> **Written exercise**
Repeat the entries below exactly as they appear, with no pictures.

> **Data lines**

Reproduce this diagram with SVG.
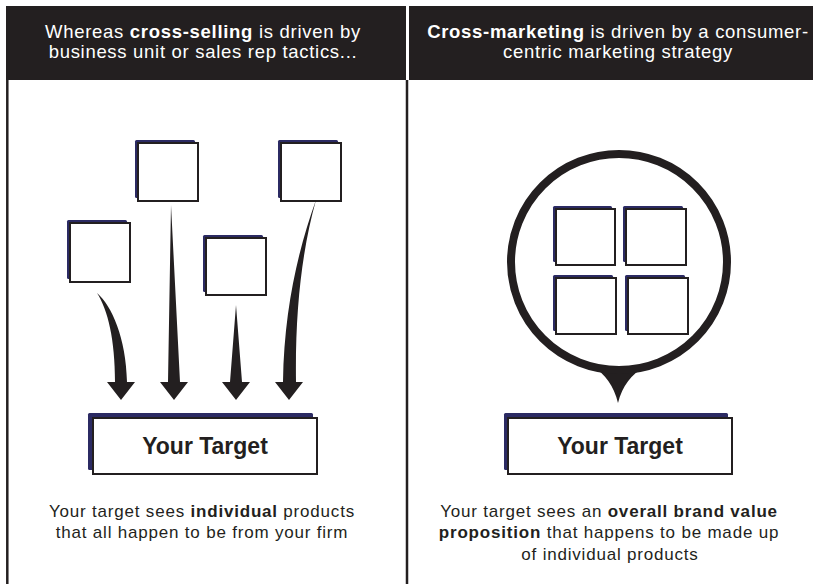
<svg xmlns="http://www.w3.org/2000/svg" width="813" height="584" viewBox="0 0 813 584">
<style>
.hdr{fill:#231f20}
.ht{font-family:"Liberation Sans",Arial,Helvetica,sans-serif;font-size:18.5px;fill:#ffffff;text-anchor:middle;letter-spacing:0.7px}
.bt{font-family:"Liberation Sans",Arial,Helvetica,sans-serif;font-size:17px;fill:#231f20;text-anchor:middle;letter-spacing:0.8px}
.tt{font-family:"Liberation Sans",Arial,Helvetica,sans-serif;font-size:23px;font-weight:bold;fill:#231f20;text-anchor:middle}
.b{font-weight:bold}
.sh{fill:#2b2a63}
.bx{fill:#ffffff;stroke:#231f20;stroke-width:2}
.ar{fill:#231f20}
.frame{stroke:#231f20;stroke-width:2.5;fill:none}
</style>
<rect width="813" height="584" fill="#ffffff"/>
<g id="frame">
<rect class="hdr" x="6" y="6" width="400" height="74"/>
<rect class="hdr" x="409" y="6" width="404" height="74"/>
<line class="frame" x1="7.3" y1="80" x2="7.3" y2="584"/>
<line class="frame" x1="407" y1="80" x2="407" y2="584"/>
</g>
<g id="header-left">
<text class="ht" x="203" y="38">Whereas <tspan class="b">cross-selling</tspan> is driven by</text>
<text class="ht" x="203" y="58">business unit or sales rep tactics...</text>
</g>
<g id="header-right">
<text class="ht" x="618" y="38"><tspan class="b">Cross-marketing</tspan> is driven by a consumer-</text>
<text class="ht" x="618" y="58">centric marketing strategy</text>
</g>
<g id="product-1"><rect class="sh" x="67" y="220" width="60" height="59" rx="1.5"/><rect class="bx" x="70" y="223" width="60" height="59"/></g>
<g id="product-2"><rect class="sh" x="135" y="140" width="60" height="58" rx="1.5"/><rect class="bx" x="138" y="143" width="60" height="58"/></g>
<g id="product-3"><rect class="sh" x="203" y="235" width="60" height="57" rx="1.5"/><rect class="bx" x="206" y="238" width="60" height="57"/></g>
<g id="product-4"><rect class="sh" x="278" y="140" width="60" height="58" rx="1.5"/><rect class="bx" x="281" y="143" width="60" height="58"/></g>
<g id="connectors">
<path class="ar" d="M97,293 C108,310 115,340 115,382 L107,382 L121,400 L135,382 L127,382 C126,338 112,306 97,293 Z"/>
<path class="ar" d="M171,205 L168,382 L160,382 L174,400 L188,382 L180,382 Z"/>
<path class="ar" d="M236,305 L230,382 L222,382 L236,400 L250,382 L242,382 Z"/>
<path class="ar" d="M316,200 C302,250 295,310 296,382 L303,382 L289,400 L275,382 L283,382 C284,310 298,250 316,200 Z"/>
<path class="ar" d="M592,366 Q612,378 618,403 Q624,378 646,366 Z"/>
</g>
<g id="target-left">
<rect class="sh" x="88" y="413" width="225" height="57" rx="1.5"/>
<rect class="bx" x="93" y="418" width="224" height="56"/>
<text class="tt" x="205" y="454">Your Target</text>
</g>
<g id="bubble">
<circle cx="619" cy="262" r="108" fill="#ffffff" stroke="#231f20" stroke-width="8"/>
</g>
<g id="product-5"><rect class="sh" x="553" y="206" width="59" height="56" rx="1.5"/><rect class="bx" x="556" y="209" width="59" height="56"/></g>
<g id="product-6"><rect class="sh" x="623" y="206" width="60" height="56" rx="1.5"/><rect class="bx" x="626" y="209" width="60" height="56"/></g>
<g id="product-7"><rect class="sh" x="553" y="275" width="60" height="56" rx="1.5"/><rect class="bx" x="556" y="278" width="60" height="56"/></g>
<g id="product-8"><rect class="sh" x="625" y="275" width="60" height="56" rx="1.5"/><rect class="bx" x="628" y="278" width="60" height="56"/></g>
<g id="target-right">
<rect class="sh" x="504" y="413" width="224" height="57" rx="1.5"/>
<rect class="bx" x="508" y="418" width="224" height="56"/>
<text class="tt" x="620" y="454">Your Target</text>
</g>
<g id="caption-left">
<text class="bt" x="202" y="517">Your target sees <tspan class="b">individual</tspan> products</text>
<text class="bt" x="202" y="538">that all happen to be from your firm</text>
</g>
<g id="caption-right">
<text class="bt" x="609" y="517">Your target sees an <tspan class="b">overall brand value</tspan></text>
<text class="bt" x="609" y="538"><tspan class="b">proposition</tspan> that happens to be made up</text>
<text class="bt" x="610" y="560">of individual products</text>
</g>
</svg>
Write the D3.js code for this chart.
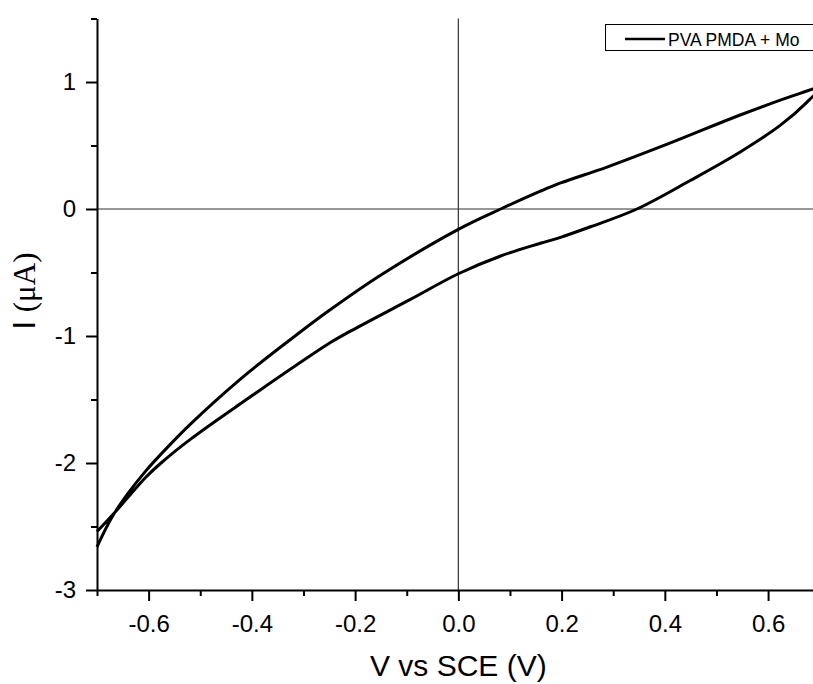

> **The result**
Reproduce this diagram with SVG.
<svg xmlns="http://www.w3.org/2000/svg" width="813" height="584" viewBox="0 0 813 584">
<style>
.hdr{fill:#231f20}
.ht{font-family:"Liberation Sans",Arial,Helvetica,sans-serif;font-size:18.5px;fill:#ffffff;text-anchor:middle;letter-spacing:0.7px}
.bt{font-family:"Liberation Sans",Arial,Helvetica,sans-serif;font-size:17px;fill:#231f20;text-anchor:middle;letter-spacing:0.8px}
.tt{font-family:"Liberation Sans",Arial,Helvetica,sans-serif;font-size:23px;font-weight:bold;fill:#231f20;text-anchor:middle}
.b{font-weight:bold}
.sh{fill:#2b2a63}
.bx{fill:#ffffff;stroke:#231f20;stroke-width:2}
.ar{fill:#231f20}
.frame{stroke:#231f20;stroke-width:2.5;fill:none}
</style>
<rect width="813" height="584" fill="#ffffff"/>
<g id="frame">
<rect class="hdr" x="6" y="6" width="400" height="74"/>
<rect class="hdr" x="409" y="6" width="404" height="74"/>
<line class="frame" x1="7.3" y1="80" x2="7.3" y2="584"/>
<line class="frame" x1="407" y1="80" x2="407" y2="584"/>
</g>
<g id="header-left">
<text class="ht" x="203" y="38">Whereas <tspan class="b">cross-selling</tspan> is driven by</text>
<text class="ht" x="203" y="58">business unit or sales rep tactics...</text>
</g>
<g id="header-right">
<text class="ht" x="618" y="38"><tspan class="b">Cross-marketing</tspan> is driven by a consumer-</text>
<text class="ht" x="618" y="58">centric marketing strategy</text>
</g>
<g id="product-1"><rect class="sh" x="67" y="220" width="60" height="59" rx="1.5"/><rect class="bx" x="70" y="223" width="60" height="59"/></g>
<g id="product-2"><rect class="sh" x="135" y="140" width="60" height="58" rx="1.5"/><rect class="bx" x="138" y="143" width="60" height="58"/></g>
<g id="product-3"><rect class="sh" x="203" y="235" width="60" height="57" rx="1.5"/><rect class="bx" x="206" y="238" width="60" height="57"/></g>
<g id="product-4"><rect class="sh" x="278" y="140" width="60" height="58" rx="1.5"/><rect class="bx" x="281" y="143" width="60" height="58"/></g>
<g id="connectors">
<path class="ar" d="M97,293 C108,310 115,340 115,382 L107,382 L121,400 L135,382 L127,382 C126,338 112,306 97,293 Z"/>
<path class="ar" d="M171,205 L168,382 L160,382 L174,400 L188,382 L180,382 Z"/>
<path class="ar" d="M236,305 L230,382 L222,382 L236,400 L250,382 L242,382 Z"/>
<path class="ar" d="M316,200 C302,250 295,310 296,382 L303,382 L289,400 L275,382 L283,382 C284,310 298,250 316,200 Z"/>
<path class="ar" d="M592,366 Q612,378 618,403 Q624,378 646,366 Z"/>
</g>
<g id="target-left">
<rect class="sh" x="88" y="413" width="225" height="57" rx="1.5"/>
<rect class="bx" x="93" y="418" width="224" height="56"/>
<text class="tt" x="205" y="454">Your Target</text>
</g>
<g id="bubble">
<circle cx="619" cy="262" r="108" fill="#ffffff" stroke="#231f20" stroke-width="8"/>
</g>
<g id="product-5"><rect class="sh" x="553" y="206" width="59" height="56" rx="1.5"/><rect class="bx" x="556" y="209" width="59" height="56"/></g>
<g id="product-6"><rect class="sh" x="623" y="206" width="60" height="56" rx="1.5"/><rect class="bx" x="626" y="209" width="60" height="56"/></g>
<g id="product-7"><rect class="sh" x="553" y="275" width="60" height="56" rx="1.5"/><rect class="bx" x="556" y="278" width="60" height="56"/></g>
<g id="product-8"><rect class="sh" x="625" y="275" width="60" height="56" rx="1.5"/><rect class="bx" x="628" y="278" width="60" height="56"/></g>
<g id="target-right">
<rect class="sh" x="504" y="413" width="224" height="57" rx="1.5"/>
<rect class="bx" x="508" y="418" width="224" height="56"/>
<text class="tt" x="620" y="454">Your Target</text>
</g>
<g id="caption-left">
<text class="bt" x="202" y="517">Your target sees <tspan class="b">individual</tspan> products</text>
<text class="bt" x="202" y="538">that all happen to be from your firm</text>
</g>
<g id="caption-right">
<text class="bt" x="609" y="517">Your target sees an <tspan class="b">overall brand value</tspan></text>
<text class="bt" x="609" y="538"><tspan class="b">proposition</tspan> that happens to be made up</text>
<text class="bt" x="610" y="560">of individual products</text>
</g>
</svg>
Write the D3.js code for this chart.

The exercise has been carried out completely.